El accidentado periplo de las tobilleras es una fiel representación de los vericuetos frecuentemente absurdos de la burocracia legislativa, judicial y administrativa del país. Apenas promulgada la ley, fue evidente que tenía serios defectos, motivo por lo que hubo que modificarla varias veces en los años siguientes.
Cada vez que parecía que se haría realidad su aplicación, se postergaba porque no estaba previsto el presupuesto para la compra de los aparatos. Luego vino una prolongada pugna entre varias instituciones que deseaban hacerse cargo de la licitación de compra.

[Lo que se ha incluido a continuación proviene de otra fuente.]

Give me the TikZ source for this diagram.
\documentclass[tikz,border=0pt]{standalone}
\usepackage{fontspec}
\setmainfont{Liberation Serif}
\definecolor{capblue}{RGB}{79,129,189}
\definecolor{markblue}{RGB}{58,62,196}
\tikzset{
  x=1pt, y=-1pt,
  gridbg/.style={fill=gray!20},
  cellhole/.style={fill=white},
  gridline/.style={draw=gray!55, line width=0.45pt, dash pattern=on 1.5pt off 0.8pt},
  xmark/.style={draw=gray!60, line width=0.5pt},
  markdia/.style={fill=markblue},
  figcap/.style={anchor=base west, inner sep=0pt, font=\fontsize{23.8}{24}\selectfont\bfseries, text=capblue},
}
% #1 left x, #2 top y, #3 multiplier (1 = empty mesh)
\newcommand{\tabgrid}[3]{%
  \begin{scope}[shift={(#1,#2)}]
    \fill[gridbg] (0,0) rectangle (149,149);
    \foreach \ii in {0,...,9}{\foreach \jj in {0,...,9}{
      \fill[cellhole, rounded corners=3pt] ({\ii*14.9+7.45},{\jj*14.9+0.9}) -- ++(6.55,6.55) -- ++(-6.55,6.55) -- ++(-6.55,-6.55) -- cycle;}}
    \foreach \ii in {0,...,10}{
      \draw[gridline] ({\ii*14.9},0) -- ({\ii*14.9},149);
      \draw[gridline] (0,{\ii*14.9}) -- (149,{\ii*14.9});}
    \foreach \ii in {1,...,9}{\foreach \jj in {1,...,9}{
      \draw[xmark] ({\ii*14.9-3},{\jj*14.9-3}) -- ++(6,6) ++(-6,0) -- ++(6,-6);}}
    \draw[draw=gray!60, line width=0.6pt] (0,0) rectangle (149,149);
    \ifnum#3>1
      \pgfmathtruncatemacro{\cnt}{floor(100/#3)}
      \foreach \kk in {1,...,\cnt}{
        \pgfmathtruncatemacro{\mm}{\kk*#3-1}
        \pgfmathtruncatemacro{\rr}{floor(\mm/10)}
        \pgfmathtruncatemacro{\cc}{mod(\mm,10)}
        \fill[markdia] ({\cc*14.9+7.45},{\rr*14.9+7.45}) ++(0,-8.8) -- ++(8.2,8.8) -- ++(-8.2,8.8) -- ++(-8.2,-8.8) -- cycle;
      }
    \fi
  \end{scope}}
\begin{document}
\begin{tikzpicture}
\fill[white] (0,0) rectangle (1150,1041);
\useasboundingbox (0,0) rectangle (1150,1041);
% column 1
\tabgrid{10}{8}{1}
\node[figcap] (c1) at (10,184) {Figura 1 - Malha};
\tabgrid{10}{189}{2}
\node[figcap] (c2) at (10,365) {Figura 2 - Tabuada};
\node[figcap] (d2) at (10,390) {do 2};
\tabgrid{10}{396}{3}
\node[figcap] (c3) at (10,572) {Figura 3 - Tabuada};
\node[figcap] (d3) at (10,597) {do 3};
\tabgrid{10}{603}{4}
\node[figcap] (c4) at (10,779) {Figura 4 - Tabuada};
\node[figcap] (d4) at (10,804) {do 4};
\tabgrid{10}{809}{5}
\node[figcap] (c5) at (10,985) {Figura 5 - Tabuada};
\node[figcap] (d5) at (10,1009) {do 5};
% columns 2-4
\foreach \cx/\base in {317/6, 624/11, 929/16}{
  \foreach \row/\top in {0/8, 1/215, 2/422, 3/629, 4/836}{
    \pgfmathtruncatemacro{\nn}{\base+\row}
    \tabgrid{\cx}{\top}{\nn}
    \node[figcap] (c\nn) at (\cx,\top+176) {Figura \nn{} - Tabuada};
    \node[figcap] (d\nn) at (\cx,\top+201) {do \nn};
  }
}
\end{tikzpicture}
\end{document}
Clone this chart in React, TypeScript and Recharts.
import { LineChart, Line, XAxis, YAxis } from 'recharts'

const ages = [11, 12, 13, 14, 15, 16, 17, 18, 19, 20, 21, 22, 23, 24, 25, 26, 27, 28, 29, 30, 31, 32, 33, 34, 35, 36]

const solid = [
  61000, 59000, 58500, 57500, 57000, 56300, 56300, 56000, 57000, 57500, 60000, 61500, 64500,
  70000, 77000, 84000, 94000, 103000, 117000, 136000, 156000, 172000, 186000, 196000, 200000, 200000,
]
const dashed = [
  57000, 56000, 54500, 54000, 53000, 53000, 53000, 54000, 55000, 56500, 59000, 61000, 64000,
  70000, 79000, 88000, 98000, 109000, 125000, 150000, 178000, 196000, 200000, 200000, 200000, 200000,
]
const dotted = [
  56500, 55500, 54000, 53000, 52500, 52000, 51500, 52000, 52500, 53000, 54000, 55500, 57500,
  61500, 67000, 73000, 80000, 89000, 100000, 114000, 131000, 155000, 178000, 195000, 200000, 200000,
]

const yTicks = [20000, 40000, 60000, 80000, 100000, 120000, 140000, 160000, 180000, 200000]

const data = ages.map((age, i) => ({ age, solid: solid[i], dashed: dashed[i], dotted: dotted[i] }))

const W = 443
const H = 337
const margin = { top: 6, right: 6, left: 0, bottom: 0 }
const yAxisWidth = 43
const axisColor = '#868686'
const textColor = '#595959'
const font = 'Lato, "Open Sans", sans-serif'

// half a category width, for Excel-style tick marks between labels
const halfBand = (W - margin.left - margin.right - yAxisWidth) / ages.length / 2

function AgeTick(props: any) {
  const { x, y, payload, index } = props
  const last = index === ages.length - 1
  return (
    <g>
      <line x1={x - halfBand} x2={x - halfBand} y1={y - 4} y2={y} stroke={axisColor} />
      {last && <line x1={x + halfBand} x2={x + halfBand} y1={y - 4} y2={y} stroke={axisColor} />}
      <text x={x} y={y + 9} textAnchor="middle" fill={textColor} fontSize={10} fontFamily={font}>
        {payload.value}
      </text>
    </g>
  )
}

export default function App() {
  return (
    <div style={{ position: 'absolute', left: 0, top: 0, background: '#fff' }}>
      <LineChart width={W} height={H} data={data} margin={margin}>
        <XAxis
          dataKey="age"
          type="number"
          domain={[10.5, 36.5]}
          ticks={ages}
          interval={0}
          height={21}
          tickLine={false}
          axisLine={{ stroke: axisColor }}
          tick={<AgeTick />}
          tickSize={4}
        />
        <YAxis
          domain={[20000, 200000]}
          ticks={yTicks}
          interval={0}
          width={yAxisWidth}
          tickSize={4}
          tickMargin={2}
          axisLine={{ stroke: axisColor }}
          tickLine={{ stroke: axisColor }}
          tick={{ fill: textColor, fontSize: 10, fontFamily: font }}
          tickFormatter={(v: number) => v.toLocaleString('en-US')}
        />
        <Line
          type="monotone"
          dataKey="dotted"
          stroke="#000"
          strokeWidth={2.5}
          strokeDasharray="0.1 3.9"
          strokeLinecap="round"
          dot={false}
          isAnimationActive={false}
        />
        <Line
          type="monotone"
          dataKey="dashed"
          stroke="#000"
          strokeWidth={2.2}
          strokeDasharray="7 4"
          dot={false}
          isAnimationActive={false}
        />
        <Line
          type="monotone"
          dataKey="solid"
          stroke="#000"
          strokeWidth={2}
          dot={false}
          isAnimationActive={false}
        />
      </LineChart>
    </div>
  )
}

Así que, cuando por fin llegaron, hubo alivio, porque vivimos una pandemia de violencia familiar y feminicidios. Con tanta discusión previa, todos aprendimos que no es una solución definitiva y que su eficacia dependía de una tecnología robusta, de un buen entrenamiento de los encargados de la vigilancia, de una buena comunicación entre el sistema de Justicia y la Policía y, sobre todo, de la selección adecuada de los procesados beneficiados con su uso. Por eso, las instituciones se estaban preparando, con prudencia, para organizar un módulo inicial con veinte tobilleras de las mil que se habían adquirido.
Fue entonces cuando, sorpresivamente, un Tribunal de Apelación de Central ordenó que se aplique dicha herramienta a un procesado por violencia doméstica, denunciado el mes pasado por las golpizas propinadas a su pareja y años de maltrato. En primera instancia se había decidido que afrontara su proceso detenido. No era para menos pues, según la denuncia, el individuo había intentado asesinar en dos ocasiones a su ex pareja. La primera agresión ocurrió en la vivienda de la víctima y la segunda, cuando ella acudió al hospital para un diagnóstico. La víctima, al enterarse de lo dispuesto por los jueces, entró en pánico, pues aseguró que su vida estaba en riesgo y que podría dejar a tres niños huérfanos.
Definitivamente, el elegido para ser el primer usuario de una tobillera electrónica no parecía ser un candidato ideal. Uno de los dos jueces –hubo un voto en disidencia– que tomó tan extraña determinación es Óscar Rodríguez Kennedy. Se trata del padre de Nenecho, el intendente de Asunción, conocido por protagonizar una nutrida lista de decisiones polémicas. Fue el juez que cerró las fronteras el día de las elecciones de 1993 para que no ingresen votantes liberales; el que estampó su firma en el esotérico diploma de abogado de Hernán Rivas; el del “copiatín” en un examen del Consejo de la Magistratura y muchas otras travesuras.
Hace unos años Rodríguez Kennedy publicó una monografía titulada “El brazalete electrónico” y dio conferencias sobre el tema. Quizás quiso pasar a la historia como el primer juez en ordenar su utilización. De lo contrario no se entiende tanto apuro.
Como una orden judicial debe cumplirse, todo fue improvisado. El domicilio dado por el procesado era impreciso y los teléfonos corporativos de la Policía no captaban la señal. Luego de idas y vueltas, se eligió otra casa, la de un familiar. Allí, con la tobillera puesta, durmió una noche el supuesto agresor. Pero enseguida se supo que había enviado a un empleado suyo a amenazar a su ex pareja. Con lo cual, su arresto domiciliario fue revocado y el ciudadano volvió a la cárcel.
Semejante fiasco motivó la furia de la Corte Suprema, la que exigió a los jueces aguardar directivas antes de emitir nuevas órdenes similares. La ministra Carolina Llanes usó términos inusualmente duros: “Ese Tribunal se precipitó y no leyó la ley”.
Ahora, todo debe comenzar de nuevo, pero mejor planificado. La historia de estas benditas tobilleras es macondianamente paraguaya.